Lake Forest’s René Romero Schuler keeps painting as the world around her ceases to function
By David A. F. Sweet
Even for an artist used to social distancing — one who walks alone each morning in paint-spattered jeans to her studio in the woods behind her Lake Forest house — the coronavirus can be a powerful force.
“My takeaway from this is that I’ve been thinking about transformation,” said René Romero Schuler, whose first name means rebirth. “And that has led me to thinking about butterflies. It’s the most recognizable transformation we know of. They emerge majestic and beautiful (after life as a caterpillar).”
Schuler has always thought about painting butterflies — but now she is doing it, as a response to the pandemic. While the spread of the coronavirus has canceled a number of her scheduled shows, she remains motivated to create anew, adding to her decades-long prolific portfolio.
While some spend lifetimes finding their purpose, Schuler knew it in kindergarten. By first grade, in a letter to her parents written from her grandparents’ house in Ecuador, her goals were set.

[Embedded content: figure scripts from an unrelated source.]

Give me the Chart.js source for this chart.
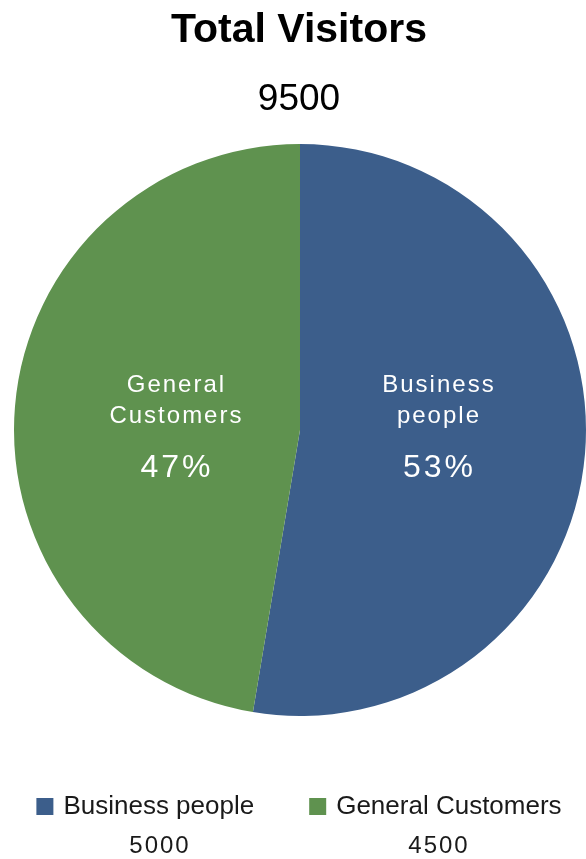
<!DOCTYPE html>
<html>
<head>
<meta charset="utf-8">
<script src="https://cdn.jsdelivr.net/npm/chart.js@4"></script>
<style>
  html, body { margin: 0; padding: 0; background: #ffffff; }
  #wrap { width: 586px; height: 859px; position: relative; }
</style>
</head>
<body>
<div id="wrap"><canvas id="c" width="586" height="859"></canvas></div>
<script>
const chartTitle = 'Total Visitors';
const categories = ['Business people', 'General Customers'];
const sliceLabelLines = [['Business', 'people'], ['General', 'Customers']];
const visitors = [5000, 4500];
const sliceColors = ['#3C5E8B', '#5F924F'];

const FONT = '"Liberation Sans", Arial, sans-serif';
const labelRadius = [0.484, 0.437];

const overlay = {
  id: 'overlay',
  afterDatasetsDraw(chart) {
    const ctx = chart.ctx;
    const meta = chart.getDatasetMeta(0);
    const data = chart.data.datasets[0].data;
    const sum = data.reduce((a, b) => a + b, 0);
    const first = meta.data[0];
    const cx = first.x, cy = first.y;
    ctx.save();
    ctx.textAlign = 'center';
    ctx.textBaseline = 'alphabetic';
    ctx.fillStyle = '#ffffff';
    meta.data.forEach((arc, i) => {
      const mid = (arc.startAngle + arc.endAngle) / 2;
      const r = arc.outerRadius * labelRadius[i];
      const x = cx + Math.cos(mid) * r;
      const lines = sliceLabelLines[i];
      ctx.font = '24px ' + FONT;
      ctx.letterSpacing = '2px';
      ctx.fillText(lines[0], x + 1, cy - 38);
      ctx.fillText(lines[1], x + 1, cy - 7);
      ctx.font = '32px ' + FONT;
      ctx.letterSpacing = '3px';
      ctx.fillText(Math.round(data[i] / sum * 100) + '%', x + 1.5, cy + 47);
    });
    ctx.restore();
  },
  afterDraw(chart) {
    const ctx = chart.ctx;
    const data = chart.data.datasets[0].data;
    const sum = data.reduce((a, b) => a + b, 0);
    const cx = 299;
    ctx.save();
    ctx.fillStyle = '#000000';
    ctx.textAlign = 'center';
    ctx.textBaseline = 'alphabetic';
    ctx.font = 'bold 41px ' + FONT;
    ctx.fillText(chartTitle, cx, 42);
    ctx.font = '37px ' + FONT;
    ctx.fillText(String(sum), cx, 110);

    // legend
    ctx.font = '26px ' + FONT;
    ctx.letterSpacing = '0px';
    const box = 17, boxGap = 10, itemGap = 55;
    const widths = chart.data.labels.map(l => ctx.measureText(l).width);
    const totalW = widths.reduce((a, w) => a + box + boxGap + w, 0) + itemGap * (widths.length - 1);
    let x = cx - totalW / 2;
    const baseY = 814;
    const valueXs = [cx - 140, cx + 139];
    chart.data.labels.forEach((l, i) => {
      ctx.fillStyle = chart.data.datasets[0].backgroundColor[i];
      ctx.fillRect(x, baseY - 16, box, box);
      ctx.fillStyle = '#1a1a1a';
      ctx.textAlign = 'left';
      ctx.fillText(l, x + box + boxGap, baseY);
      x += box + boxGap + widths[i] + itemGap;
    });
    ctx.font = '24px ' + FONT;
    ctx.letterSpacing = '2px';
    ctx.textAlign = 'center';
    ctx.fillStyle = '#1a1a1a';
    data.forEach((v, i) => {
      ctx.fillText(String(v), valueXs[i] + 1, 853);
    });
    ctx.restore();
  }
};

new Chart(document.getElementById('c'), {
  type: 'pie',
  data: {
    labels: categories,
    datasets: [{
      data: visitors,
      backgroundColor: sliceColors,
      borderWidth: 0
    }]
  },
  options: {
    responsive: false,
    animation: false,
    devicePixelRatio: 1,
    layout: { padding: { left: 14, right: 0, top: 144, bottom: 143 } },
    plugins: {
      legend: { display: false },
      title: { display: false },
      tooltip: { enabled: false }
    }
  },
  plugins: [overlay]
});
</script>
</body>
</html>
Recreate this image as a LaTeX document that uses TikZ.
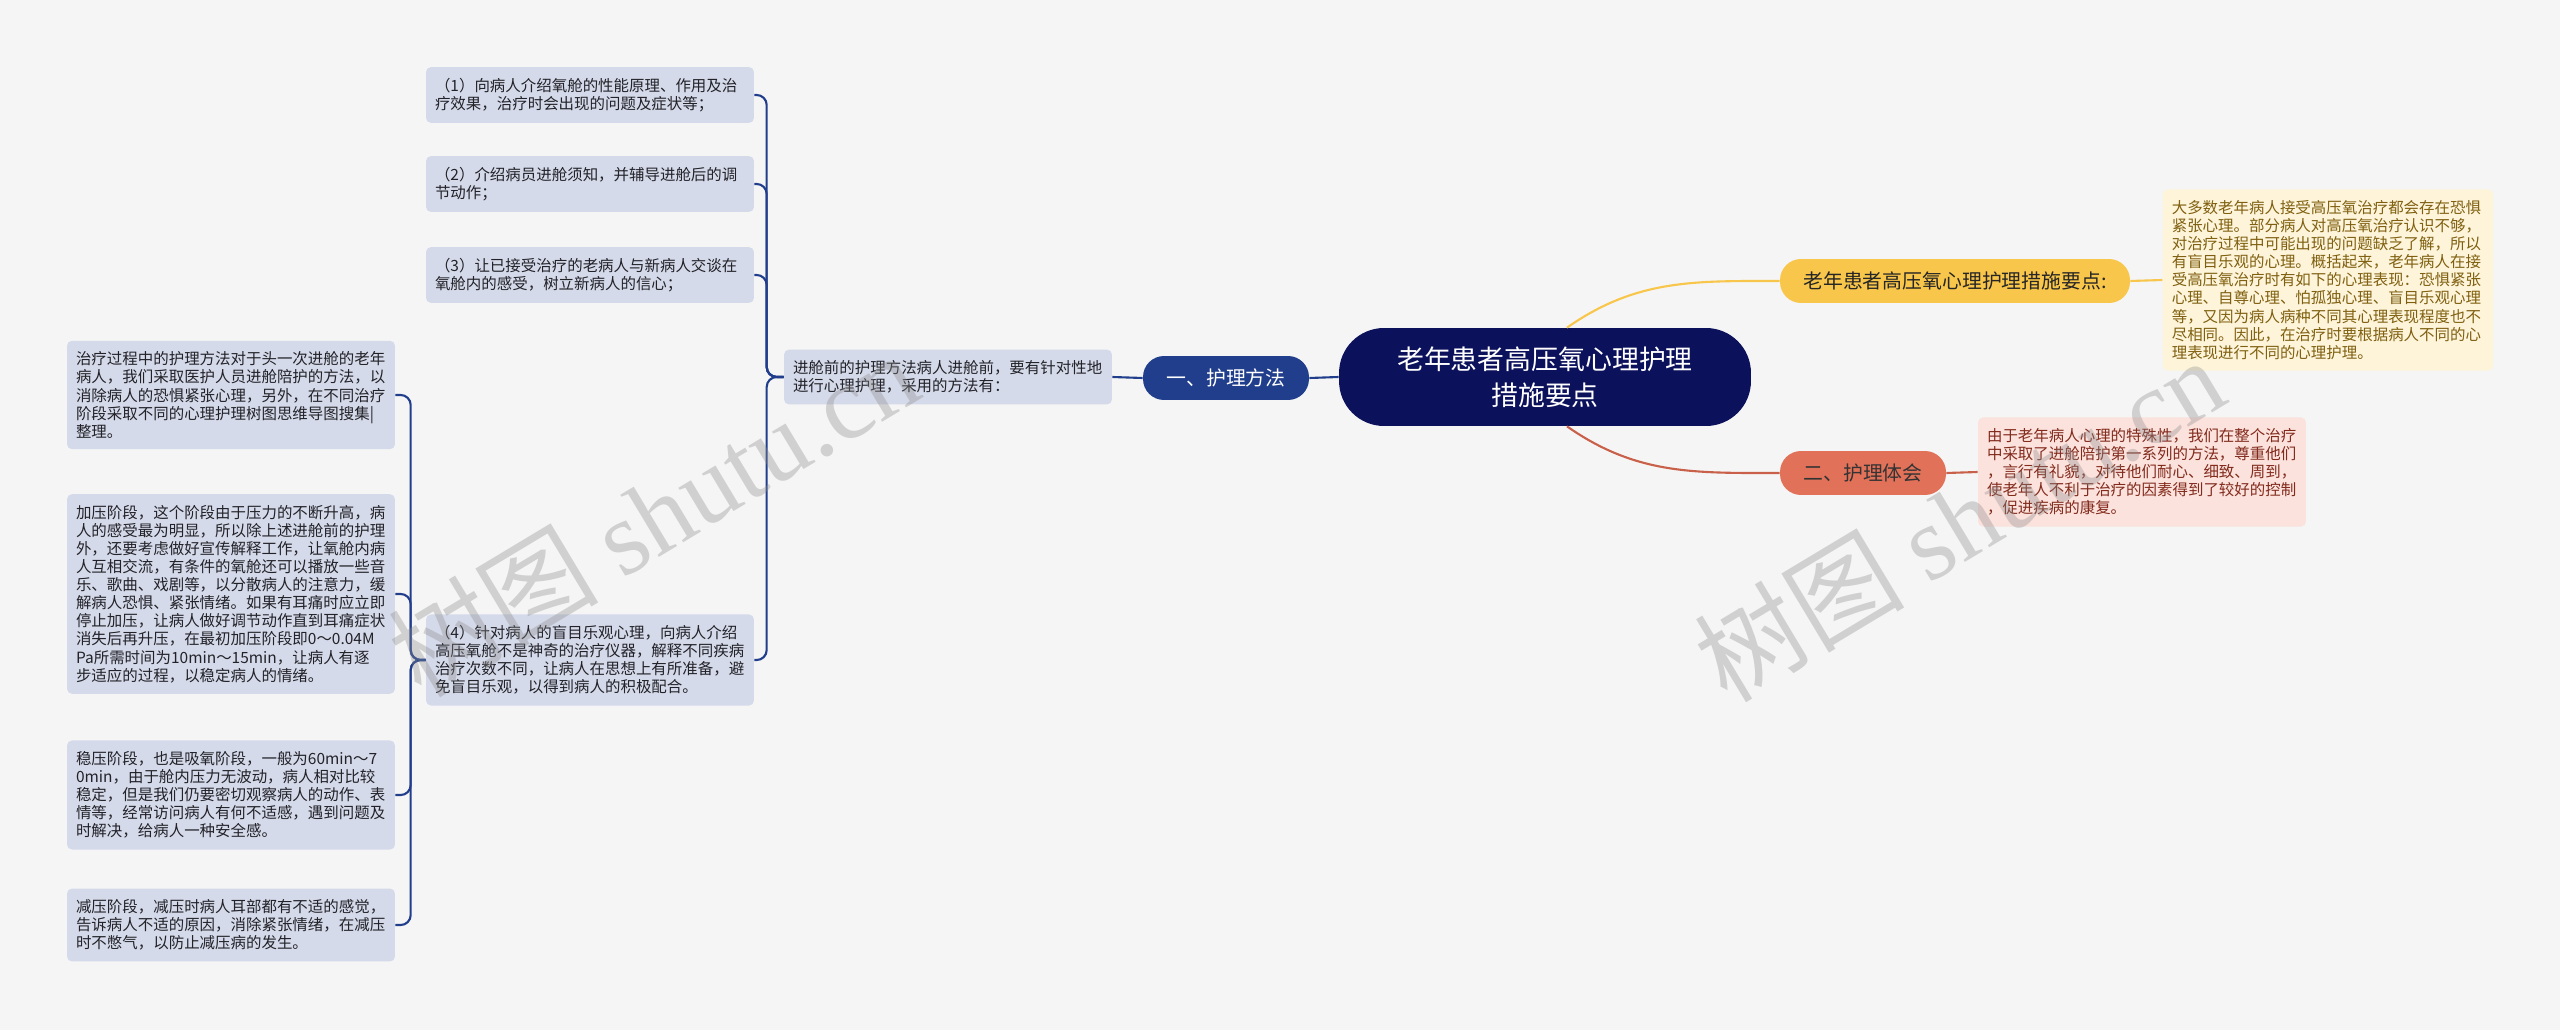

“When I grow up, I want to have my art in museums, and I want to drive a Rolls Royce because it has my initials all over it,” read the missive.
By the time she reached high school, the Chicago native had already sold her first painting, a midnight-blue canvas with elements of Jasper Johns-type abstractions, her big influence at that time. Upon graduation, she began calling local businesses to see if they might want to commission her to create paintings for their offices. This launched a 12-year career of creating custom faux finishes, trompe l’oeil, murals, and sculptures for restaurant and nightclubs. Said Schuler, “This was the greatest education, where I learned more about materials, improvising, equipment, general business skills and so many other important things.”
At the same time, she faced constant rejection.
“Early on, when it makes or breaks you, I literally did break many times over,” Schuler said. “It will beat you down and leave you questioning everything, and everything feels hopeless. I think I just have a great deal of tenacity, or it was a simple matter of there being no other path for me to take. There was just nothing else I have ever wanted to do.”
One of the quinquagenarian’s best-known themes is creating female figures with thin arms and legs in different colors and using mediums beyond paint, such as gold leaf and India inks. The figures came about by chance.
“It was through a little tantrum that I encountered my technique of using a palette knife to apply paint to canvas. And in that moment of angry painting, I saw a face emerge on the canvas,” she explained. “By the time I finished that piece, I felt like it was the most beautiful thing I’d ever seen.”
From there, she created more than three dozen self-portraits in that series.
“They felt raw and almost primitive, and I loved every single one for what each one gave me,” she said. “What began to emerge in my paintings were these feminine, ethereal, beautiful and even happy figures that were made up of thickly applied layers of paint and very deliberate marks — all intended to signify the yucky stuff that shapes who each of us becomes, and when you stand back from my paintings. all I want you to see is something beautiful.”
Her work (she also creates sculptures in steel wire and bronze) has been exhibited in Paris and Rome, among other international cities, and hangs in the permanent collections of The Union League Club of Chicago and Loyola University Museum in Chicago. She and her husband, Rick, are building a home in Carmel, California, where they plan to move in a few years. It will make visiting their son Ian — who will be a freshman at UC Santa Barbara this fall — a little easier (another son, Owen, attends Lake Forest High School). Aside from being a hotbed for artists, Carmel is also the site of Schuler’s next show in November, assuming normalcy has returned.
If that’s the case, her other studio in Lake Bluff may not be as lively. Because of the coronavirus, her assistant there has taken a break. When Schuler arrives these days, the self-described shy artist lets loose.
“I get to dance there now,” she said. “We have to find our joy where we can.”